_Requirement_: Leaving out every picture, quote the data below exactly as it appears.

_Available data_:
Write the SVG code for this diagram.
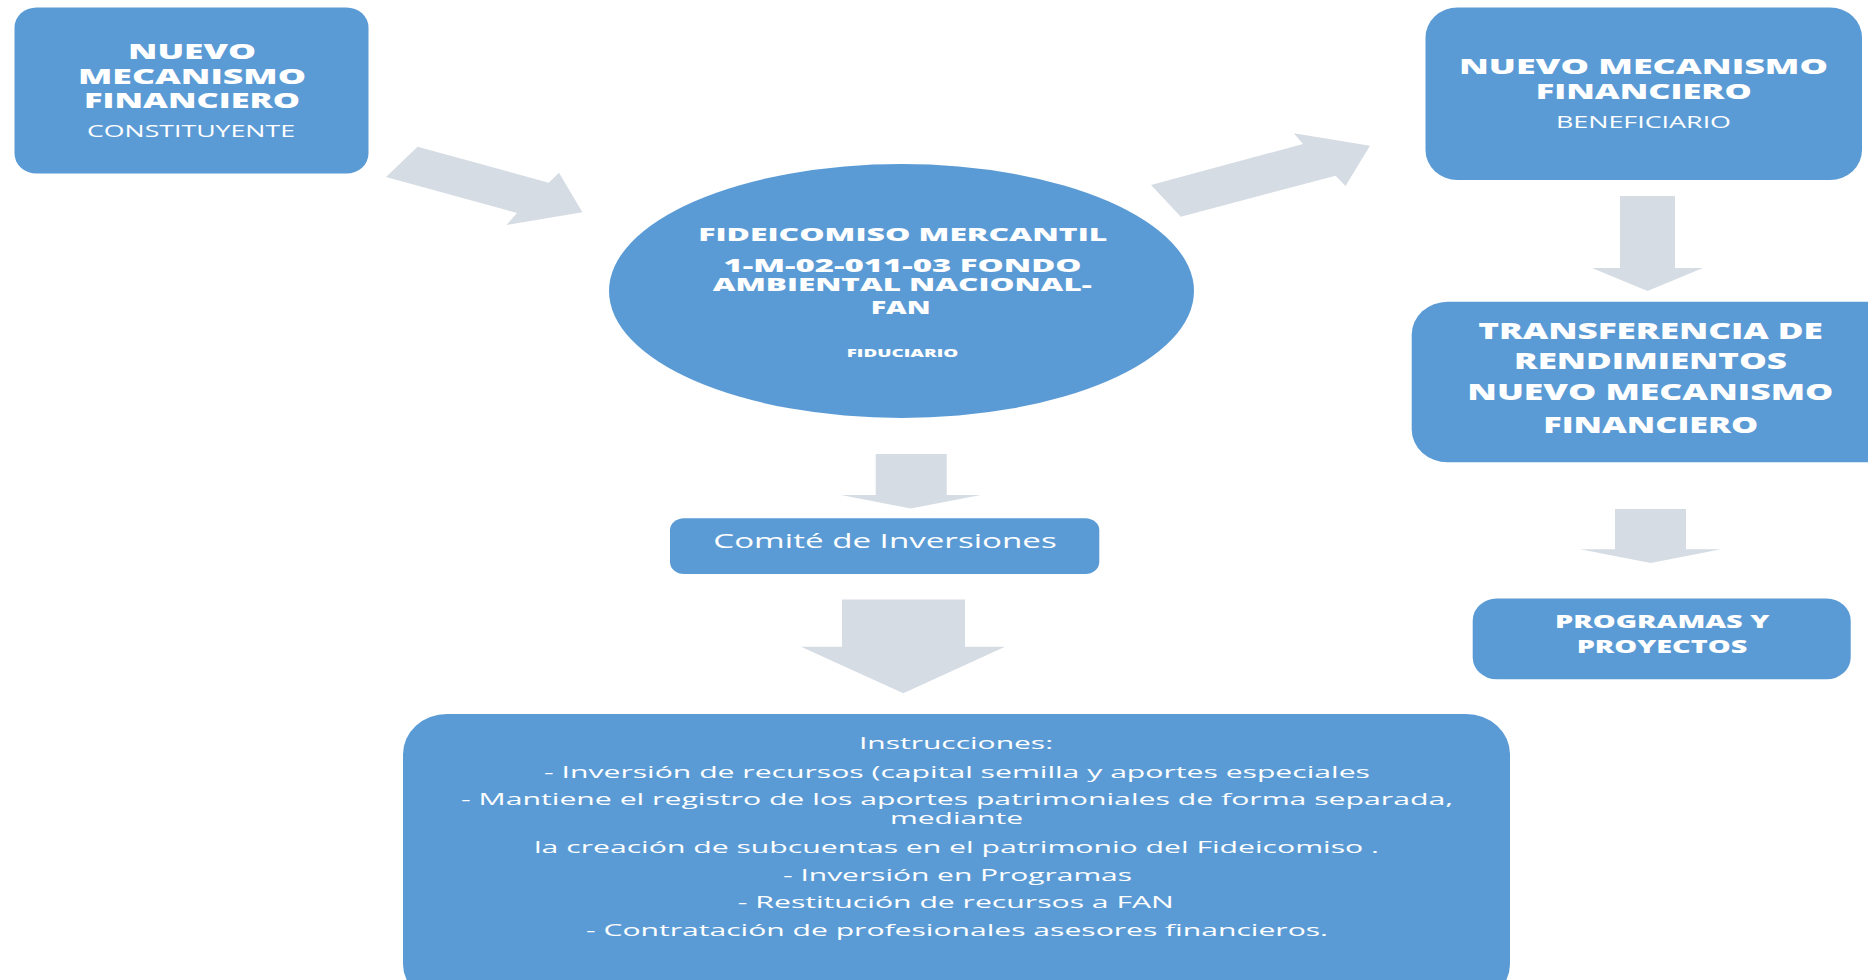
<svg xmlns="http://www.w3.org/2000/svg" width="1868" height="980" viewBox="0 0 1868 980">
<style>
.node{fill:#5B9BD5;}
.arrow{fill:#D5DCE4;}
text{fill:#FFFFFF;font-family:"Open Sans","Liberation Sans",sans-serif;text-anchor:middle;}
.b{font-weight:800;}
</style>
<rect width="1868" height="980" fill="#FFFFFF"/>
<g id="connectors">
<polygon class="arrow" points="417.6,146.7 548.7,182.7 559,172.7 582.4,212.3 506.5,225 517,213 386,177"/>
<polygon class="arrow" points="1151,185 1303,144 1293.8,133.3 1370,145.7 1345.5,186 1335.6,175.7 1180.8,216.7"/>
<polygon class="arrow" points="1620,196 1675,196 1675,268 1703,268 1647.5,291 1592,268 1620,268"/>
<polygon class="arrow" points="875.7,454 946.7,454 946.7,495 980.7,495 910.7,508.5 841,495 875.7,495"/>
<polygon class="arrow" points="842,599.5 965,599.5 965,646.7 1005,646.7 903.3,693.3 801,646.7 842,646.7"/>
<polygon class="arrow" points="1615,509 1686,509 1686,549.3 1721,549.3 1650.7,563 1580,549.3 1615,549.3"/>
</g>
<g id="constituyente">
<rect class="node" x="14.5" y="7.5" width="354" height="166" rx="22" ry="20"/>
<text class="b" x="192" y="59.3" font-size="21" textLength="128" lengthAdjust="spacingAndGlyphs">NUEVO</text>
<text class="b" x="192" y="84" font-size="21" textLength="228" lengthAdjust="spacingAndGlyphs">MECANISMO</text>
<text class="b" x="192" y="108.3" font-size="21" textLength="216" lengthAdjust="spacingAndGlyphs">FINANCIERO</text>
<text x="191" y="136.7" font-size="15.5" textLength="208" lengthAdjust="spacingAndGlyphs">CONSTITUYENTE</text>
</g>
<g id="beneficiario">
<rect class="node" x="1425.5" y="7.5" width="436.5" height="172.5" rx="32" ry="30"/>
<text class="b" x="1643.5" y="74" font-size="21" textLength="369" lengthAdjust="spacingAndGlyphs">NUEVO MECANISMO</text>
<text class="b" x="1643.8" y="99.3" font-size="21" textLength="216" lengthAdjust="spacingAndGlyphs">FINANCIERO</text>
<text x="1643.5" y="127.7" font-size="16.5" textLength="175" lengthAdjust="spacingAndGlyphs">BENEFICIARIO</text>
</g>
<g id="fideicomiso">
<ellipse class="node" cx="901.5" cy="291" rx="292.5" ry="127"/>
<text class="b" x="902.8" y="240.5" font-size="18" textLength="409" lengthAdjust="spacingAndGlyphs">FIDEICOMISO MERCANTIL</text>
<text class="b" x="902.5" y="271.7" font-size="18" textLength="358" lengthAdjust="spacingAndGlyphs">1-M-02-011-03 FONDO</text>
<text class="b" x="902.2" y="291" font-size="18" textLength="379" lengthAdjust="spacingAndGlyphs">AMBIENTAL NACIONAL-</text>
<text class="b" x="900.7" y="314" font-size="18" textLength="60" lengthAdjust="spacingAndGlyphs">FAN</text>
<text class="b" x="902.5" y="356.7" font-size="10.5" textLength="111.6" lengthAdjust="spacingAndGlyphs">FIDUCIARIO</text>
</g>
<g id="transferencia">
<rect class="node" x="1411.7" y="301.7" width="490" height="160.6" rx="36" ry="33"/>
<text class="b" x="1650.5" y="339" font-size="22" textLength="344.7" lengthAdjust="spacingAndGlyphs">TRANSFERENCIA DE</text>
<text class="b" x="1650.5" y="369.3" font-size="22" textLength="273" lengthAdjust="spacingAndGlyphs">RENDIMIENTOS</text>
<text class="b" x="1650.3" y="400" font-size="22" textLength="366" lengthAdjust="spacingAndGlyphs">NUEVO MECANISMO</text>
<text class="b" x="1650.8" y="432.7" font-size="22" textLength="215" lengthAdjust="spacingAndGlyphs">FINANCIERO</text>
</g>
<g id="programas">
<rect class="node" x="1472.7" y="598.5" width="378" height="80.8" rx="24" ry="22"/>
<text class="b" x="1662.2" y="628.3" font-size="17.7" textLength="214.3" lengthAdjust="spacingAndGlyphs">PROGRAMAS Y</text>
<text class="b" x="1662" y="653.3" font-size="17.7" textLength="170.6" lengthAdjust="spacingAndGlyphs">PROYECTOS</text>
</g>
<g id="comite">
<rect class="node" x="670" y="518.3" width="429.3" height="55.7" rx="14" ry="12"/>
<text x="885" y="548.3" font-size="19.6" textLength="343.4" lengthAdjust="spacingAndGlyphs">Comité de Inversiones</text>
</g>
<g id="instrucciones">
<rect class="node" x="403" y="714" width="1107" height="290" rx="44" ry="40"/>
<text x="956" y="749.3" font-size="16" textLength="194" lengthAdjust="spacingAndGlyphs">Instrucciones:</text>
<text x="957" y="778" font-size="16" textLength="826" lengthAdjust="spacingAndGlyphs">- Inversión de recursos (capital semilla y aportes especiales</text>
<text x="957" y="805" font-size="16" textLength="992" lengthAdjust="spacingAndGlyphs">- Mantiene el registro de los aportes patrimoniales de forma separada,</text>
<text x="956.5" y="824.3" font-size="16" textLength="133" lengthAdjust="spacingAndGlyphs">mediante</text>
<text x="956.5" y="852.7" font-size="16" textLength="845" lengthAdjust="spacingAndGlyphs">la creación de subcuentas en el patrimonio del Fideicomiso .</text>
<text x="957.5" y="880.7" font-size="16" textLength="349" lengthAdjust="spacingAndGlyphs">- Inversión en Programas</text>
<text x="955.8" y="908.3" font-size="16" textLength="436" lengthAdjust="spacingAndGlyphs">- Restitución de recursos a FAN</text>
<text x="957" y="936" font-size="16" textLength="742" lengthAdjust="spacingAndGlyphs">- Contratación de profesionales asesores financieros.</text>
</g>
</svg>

_Answer to the exercise_:
Write the SVG code for this diagram.
<svg xmlns="http://www.w3.org/2000/svg" width="1868" height="980" viewBox="0 0 1868 980">
<style>
.node{fill:#5B9BD5;}
.arrow{fill:#D5DCE4;}
text{fill:#FFFFFF;font-family:"Open Sans","Liberation Sans",sans-serif;text-anchor:middle;}
.b{font-weight:800;}
</style>
<rect width="1868" height="980" fill="#FFFFFF"/>
<g id="connectors">
<polygon class="arrow" points="417.6,146.7 548.7,182.7 559,172.7 582.4,212.3 506.5,225 517,213 386,177"/>
<polygon class="arrow" points="1151,185 1303,144 1293.8,133.3 1370,145.7 1345.5,186 1335.6,175.7 1180.8,216.7"/>
<polygon class="arrow" points="1620,196 1675,196 1675,268 1703,268 1647.5,291 1592,268 1620,268"/>
<polygon class="arrow" points="875.7,454 946.7,454 946.7,495 980.7,495 910.7,508.5 841,495 875.7,495"/>
<polygon class="arrow" points="842,599.5 965,599.5 965,646.7 1005,646.7 903.3,693.3 801,646.7 842,646.7"/>
<polygon class="arrow" points="1615,509 1686,509 1686,549.3 1721,549.3 1650.7,563 1580,549.3 1615,549.3"/>
</g>
<g id="constituyente">
<rect class="node" x="14.5" y="7.5" width="354" height="166" rx="22" ry="20"/>
<text class="b" x="192" y="59.3" font-size="21" textLength="128" lengthAdjust="spacingAndGlyphs">NUEVO</text>
<text class="b" x="192" y="84" font-size="21" textLength="228" lengthAdjust="spacingAndGlyphs">MECANISMO</text>
<text class="b" x="192" y="108.3" font-size="21" textLength="216" lengthAdjust="spacingAndGlyphs">FINANCIERO</text>
<text x="191" y="136.7" font-size="15.5" textLength="208" lengthAdjust="spacingAndGlyphs">CONSTITUYENTE</text>
</g>
<g id="beneficiario">
<rect class="node" x="1425.5" y="7.5" width="436.5" height="172.5" rx="32" ry="30"/>
<text class="b" x="1643.5" y="74" font-size="21" textLength="369" lengthAdjust="spacingAndGlyphs">NUEVO MECANISMO</text>
<text class="b" x="1643.8" y="99.3" font-size="21" textLength="216" lengthAdjust="spacingAndGlyphs">FINANCIERO</text>
<text x="1643.5" y="127.7" font-size="16.5" textLength="175" lengthAdjust="spacingAndGlyphs">BENEFICIARIO</text>
</g>
<g id="fideicomiso">
<ellipse class="node" cx="901.5" cy="291" rx="292.5" ry="127"/>
<text class="b" x="902.8" y="240.5" font-size="18" textLength="409" lengthAdjust="spacingAndGlyphs">FIDEICOMISO MERCANTIL</text>
<text class="b" x="902.5" y="271.7" font-size="18" textLength="358" lengthAdjust="spacingAndGlyphs">1-M-02-011-03 FONDO</text>
<text class="b" x="902.2" y="291" font-size="18" textLength="379" lengthAdjust="spacingAndGlyphs">AMBIENTAL NACIONAL-</text>
<text class="b" x="900.7" y="314" font-size="18" textLength="60" lengthAdjust="spacingAndGlyphs">FAN</text>
<text class="b" x="902.5" y="356.7" font-size="10.5" textLength="111.6" lengthAdjust="spacingAndGlyphs">FIDUCIARIO</text>
</g>
<g id="transferencia">
<rect class="node" x="1411.7" y="301.7" width="490" height="160.6" rx="36" ry="33"/>
<text class="b" x="1650.5" y="339" font-size="22" textLength="344.7" lengthAdjust="spacingAndGlyphs">TRANSFERENCIA DE</text>
<text class="b" x="1650.5" y="369.3" font-size="22" textLength="273" lengthAdjust="spacingAndGlyphs">RENDIMIENTOS</text>
<text class="b" x="1650.3" y="400" font-size="22" textLength="366" lengthAdjust="spacingAndGlyphs">NUEVO MECANISMO</text>
<text class="b" x="1650.8" y="432.7" font-size="22" textLength="215" lengthAdjust="spacingAndGlyphs">FINANCIERO</text>
</g>
<g id="programas">
<rect class="node" x="1472.7" y="598.5" width="378" height="80.8" rx="24" ry="22"/>
<text class="b" x="1662.2" y="628.3" font-size="17.7" textLength="214.3" lengthAdjust="spacingAndGlyphs">PROGRAMAS Y</text>
<text class="b" x="1662" y="653.3" font-size="17.7" textLength="170.6" lengthAdjust="spacingAndGlyphs">PROYECTOS</text>
</g>
<g id="comite">
<rect class="node" x="670" y="518.3" width="429.3" height="55.7" rx="14" ry="12"/>
<text x="885" y="548.3" font-size="19.6" textLength="343.4" lengthAdjust="spacingAndGlyphs">Comité de Inversiones</text>
</g>
<g id="instrucciones">
<rect class="node" x="403" y="714" width="1107" height="290" rx="44" ry="40"/>
<text x="956" y="749.3" font-size="16" textLength="194" lengthAdjust="spacingAndGlyphs">Instrucciones:</text>
<text x="957" y="778" font-size="16" textLength="826" lengthAdjust="spacingAndGlyphs">- Inversión de recursos (capital semilla y aportes especiales</text>
<text x="957" y="805" font-size="16" textLength="992" lengthAdjust="spacingAndGlyphs">- Mantiene el registro de los aportes patrimoniales de forma separada,</text>
<text x="956.5" y="824.3" font-size="16" textLength="133" lengthAdjust="spacingAndGlyphs">mediante</text>
<text x="956.5" y="852.7" font-size="16" textLength="845" lengthAdjust="spacingAndGlyphs">la creación de subcuentas en el patrimonio del Fideicomiso .</text>
<text x="957.5" y="880.7" font-size="16" textLength="349" lengthAdjust="spacingAndGlyphs">- Inversión en Programas</text>
<text x="955.8" y="908.3" font-size="16" textLength="436" lengthAdjust="spacingAndGlyphs">- Restitución de recursos a FAN</text>
<text x="957" y="936" font-size="16" textLength="742" lengthAdjust="spacingAndGlyphs">- Contratación de profesionales asesores financieros.</text>
</g>
</svg>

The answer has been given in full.